Party Cancelled, Callil Attacks Her Protestors
Like many in New York’s media corps, I was supposed to meet Carmen Callil (right) at the French Embassy last night for the party celebrating the American publication of Bad Faith, her history of one Vichy government official’s collaboration with the Nazis in deporting the nation’s Jewish population to concentration camps. But the embassy cancelled the party after protests about a passage in Callil’s final paragraphs regarding the Israeli government’s treatment of the Palestinians.*
I’ve been told that it only took a handful of emails for the French to lose their resolve. One of those letters came from Wall Street Journal editorial board member Dorothy Rabinowitz, who returned her invitation to the party with the following note attached: “You may advise Ms. Callil, and her publisher, that any work that equates the murderous designs of the Nazis and their Vichy collaborators with the Israelis—as she so idiotically does—is scarcely worth any such attention.” Contacted by phone Tuesday afternoon, Rabinowitz was surprised at the turn of events: “Who knew they would cancel it?” Though some have suggested an orchestrated campaign against the embassy, she says she didn’t attempt to persuade anyone else to complain about the party, although she did mention her own decision “in passing” to a friend. (She also mentioned that, as someone who’s read just about everything there is on Vichy, “I should say it’s not a bad book.”)
Meanwhile, I ended up meeting Callil at a hastily-arranged interview at the Knopf offices—ironically enough in a conference room devoted to the Schocken imprint, which specializes in books about Jewish history and culture. She was politely furious about the turn of events—after all, this party was one of the main reasons she’d come to the U.S.—and full of scorn for the “fundamentalist Jews” whose protests had led to the cancellation, convinced none of them could possibly have had a chance to read the book. “They see the word ‘Israel’ and they ignite,” she argued. “This sort of thing isn’t good for democracy, and it’s not good for America. Isn’t this a violation of that amendment you have?” Nothing like this had occurred when Bad Faith was published in England recently and frankly, she said, she would’ve thought that if anyone would be upset about the book it would’ve been the Catholic Church, since she writes about the ways in which high-ranking French clergy tacitly endorsed what was happening. She observed that the line about Palestine was just one of several historical examples of persecution—and that it was “slanderous” to suggest that she was flatly equating the situation in Israel to the Holocaust. “I should have added other countries,” she reflected. “I should have added every other country in the world.”

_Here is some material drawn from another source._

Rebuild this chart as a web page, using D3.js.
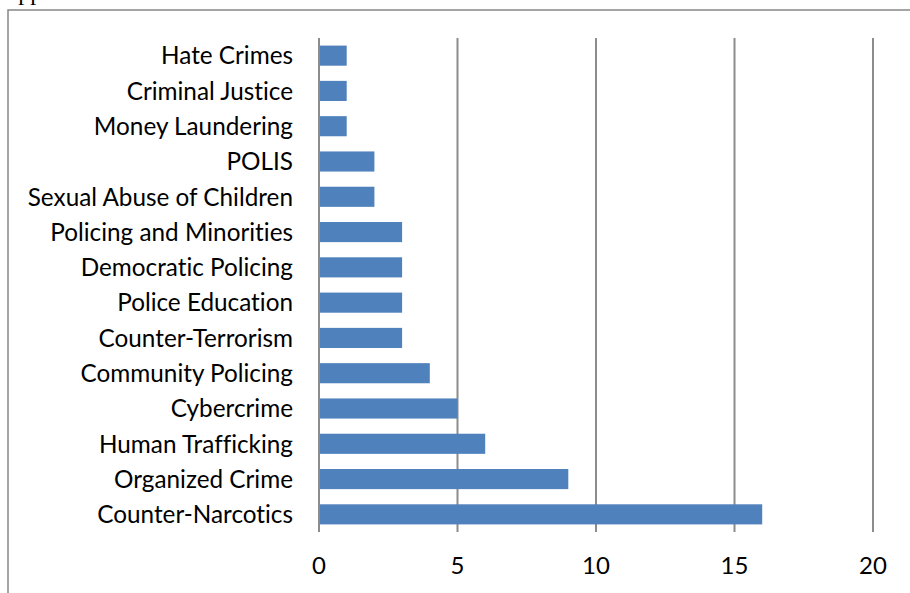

Callil is speaking tonight at Strand Books; at this point, it would appear to be an open question just what attendees can expect to happen, depending on who else turns up. Confrontation is certainly within the realm of possibility: As Ed Pilkington of The Guardian reports, New York’s anti-anti-Israeli contingent follows its targets’ every public move, leading to the cancellation of two events by Tony Judt.
*Here’s the “offending” passage:
“The French forget Vichy, Australians forget the Aborigines, the English forget the Irish, Unionists forget the Catholics of Northern Ireland, the United States forgot Chile and forgets Guantanamo. Everyone forget East Timor and Rwanda. As I wrote this book, people constantly asked me how I could bear to write about such a villain and about such terrible things. In fact, horrors from the past did not deter me. What caused me anguish… was to live so closely to the helpless terror of the Jews of France, and to see what the Jews of Israel were passing on to the Palestinian people. Like the rest of humanity, the Jews of Israel ‘forget’ the Palestinians. Everyone forgets; every nation forgets.”